Kevin Cordasco was a huge fan of the show, and its cast and creator, Vince Gilligan, visited him as he neared the end of a six-year-battle with neuroblastoma. The first of the show’s final eight episodes was dedicated to him.
Gilligan once offered to tell Cordasco how “Breaking Bad” would end, and the teen turned him down — because he planned to live to see it himself.
Sadly, he didn’t. But he did contribute one of the its most crucial plot developments.
“Kevin, who was our wonderful, No. 1 fan… he told me that first day I spent with him, visiting him, he told me what he liked about the show and I said, ‘Is there something you feel is missing from the show?’” Gilligan said on the “Breaking Bad Insider” podcast. “He said, ‘You know what, I want to know more about Gretchen and Elliott. I want to know more about Walt’s backstory with them. I want to know what happened.’”
Gilligan added: “I can’t promise you you will ever get your complete knowledge of that situation to your total satisfaction, but the very fact that Kevin mentioned Gretchen and Elliott led us — the writers and I — to reintroduce them, reincorporate them into the story.”
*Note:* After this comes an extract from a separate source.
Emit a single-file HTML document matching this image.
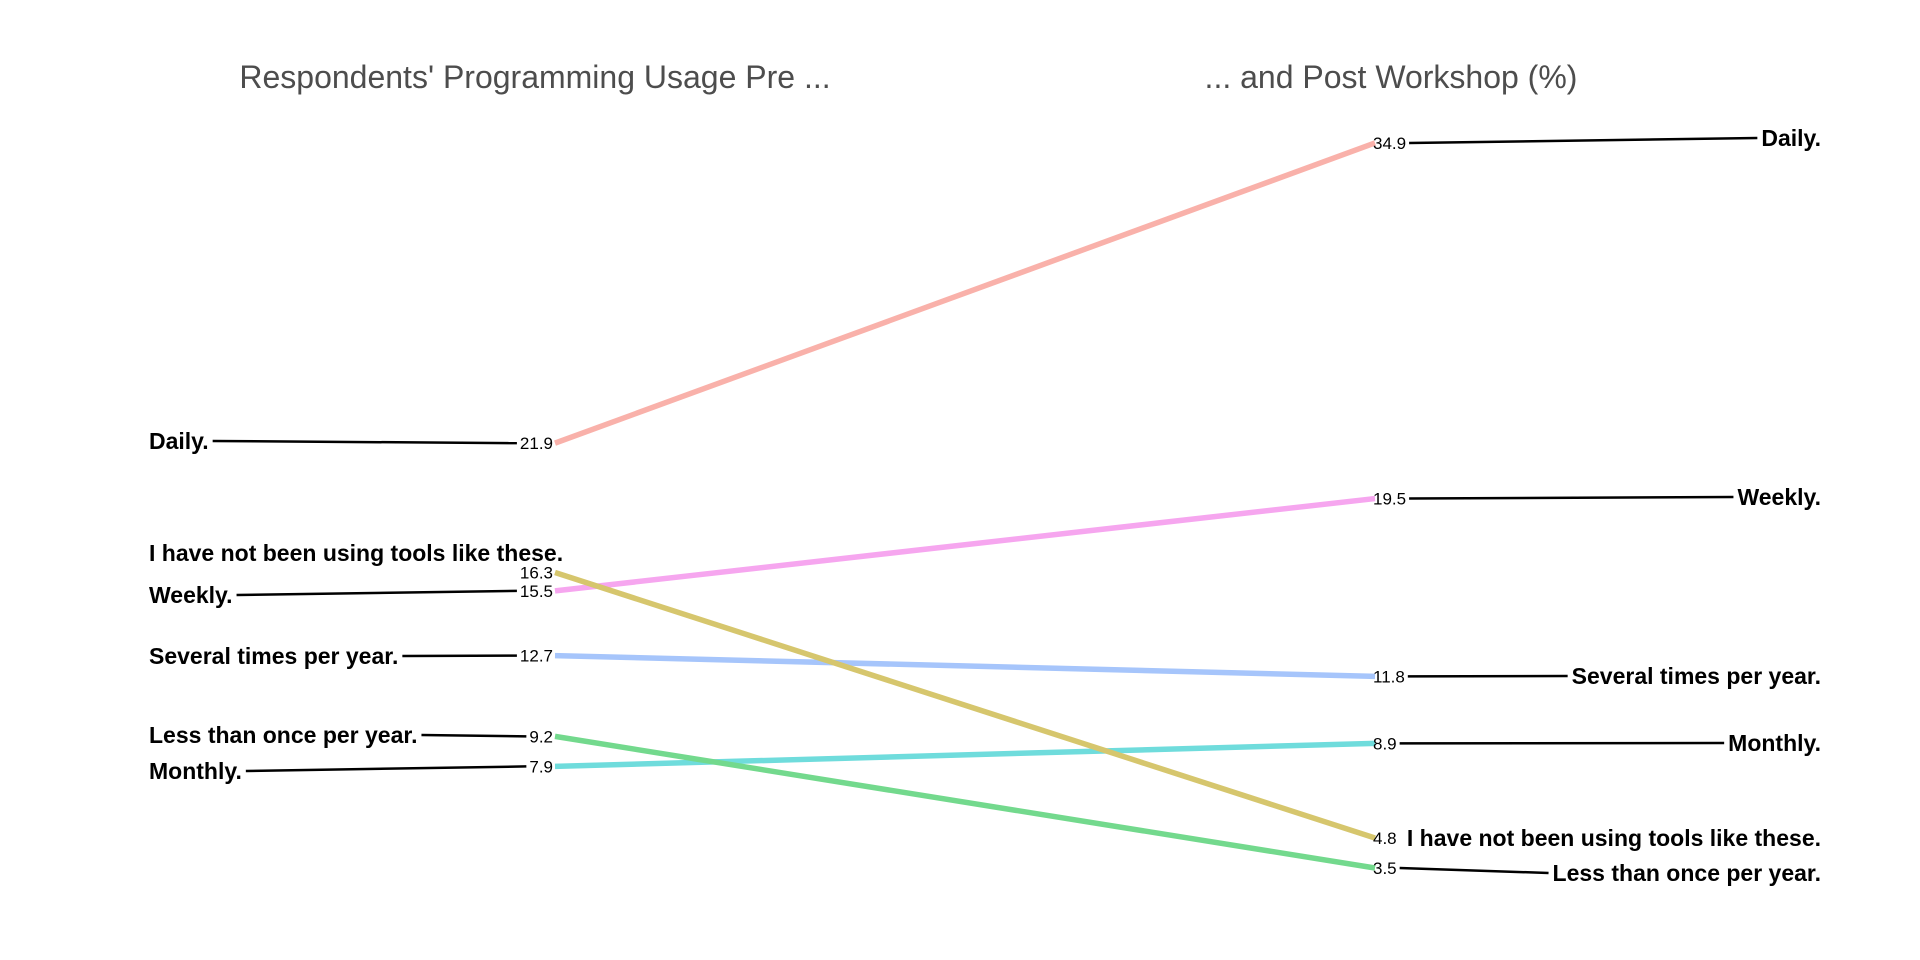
<!DOCTYPE html>
<html><head><meta charset="utf-8"><style>
html,body{margin:0;padding:0;background:#fff;}
svg{display:block;font-family:"Liberation Sans",Arial,sans-serif;}
</style></head><body>
<svg id="chart" width="1920" height="960" viewBox="0 0 1920 960">
<text x="535" y="88" text-anchor="middle" font-size="32" fill="#4d4d4d">Respondents' Programming Usage Pre ...</text>
<text x="1391" y="88" text-anchor="middle" font-size="32" fill="#4d4d4d">... and Post Workshop (%)</text>
<g id="lines"></g><g id="labels"></g>
</svg>
<script>
const categories = ["Daily.","Weekly.","Several times per year.","Monthly.","Less than once per year.","I have not been using tools like these."];
const preValues = [21.9,15.5,12.7,7.9,9.2,16.3];
const postValues = [34.9,19.5,11.8,8.9,3.5,4.8];
const colors = ["#f9b1aa","#f6a6ef","#a6c5fb","#6fdcdc","#73d98d","#d6c66d"];
// layout (repelled label rows)
const leftLabelY = [441,595,656,771,735,553];
const rightLabelY = [138,497,676,743,873,838];
const XL=555, XR=1375;
function y(v){return 868-(v-3.5)*23.09;}
const NS="http://www.w3.org/2000/svg";
const gL=document.getElementById('lines'), gT=document.getElementById('labels');
function mk(tag,attrs,parent){const e=document.createElementNS(NS,tag);for(const k in attrs)e.setAttribute(k,attrs[k]);parent.appendChild(e);return e;}
categories.forEach((c,i)=>{
  const ln=mk('line',{x1:XL,y1:y(preValues[i]),x2:XR,y2:y(postValues[i]),stroke:colors[i],'stroke-width':5.5},gL);
  
  
  const vl=mk('text',{x:XL-2,y:y(preValues[i])+6,'text-anchor':'end','font-size':17,fill:'#000'},gT);
  vl.textContent=preValues[i].toFixed(1);
  
  
  const vr=mk('text',{x:XR-2,y:y(postValues[i])+6,'text-anchor':'start','font-size':17,fill:'#000'},gT);
  vr.textContent=postValues[i].toFixed(1);
  
  
  const cl=mk('text',{x:149,y:leftLabelY[i]+8,'font-size':23,'font-weight':'bold',fill:'#000'},gT);
  cl.textContent=c;
  
  
  const cr=mk('text',{x:1821,y:rightLabelY[i]+8,'text-anchor':'end','font-size':23,'font-weight':'bold',fill:'#000'},gT);
  cr.textContent=c;
  
  
  const lEnd=149+cl.getComputedTextLength()+4, lStart=XL-2-vl.getComputedTextLength()-3;
  if(lStart-lEnd>10){const s=mk('line',{x1:lEnd,y1:leftLabelY[i],x2:lStart,y2:y(preValues[i]),stroke:'#000','stroke-width':2.5},gT);
    
    }
  const rStart=XR-2+vr.getComputedTextLength()+3, rEnd=1821-cr.getComputedTextLength()-4;
  if(rEnd-rStart>10){const s=mk('line',{x1:rStart,y1:y(postValues[i]),x2:rEnd,y2:rightLabelY[i],stroke:'#000','stroke-width':2.5},gT);
    
    }
});
</script>
</body></html>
In the final scene of Sunday’s episode, “Granite State,” Walt is sitting in a New Hampshire bar, about to turn himself in, when he sees his former business partners, Elliott and Gretchen Schwartz, being interviewed on television by Charlie Rose. When they say Walt contributed nearly nothing to their success, he is so outraged at being slighted yet again that he decides to return to New Mexico.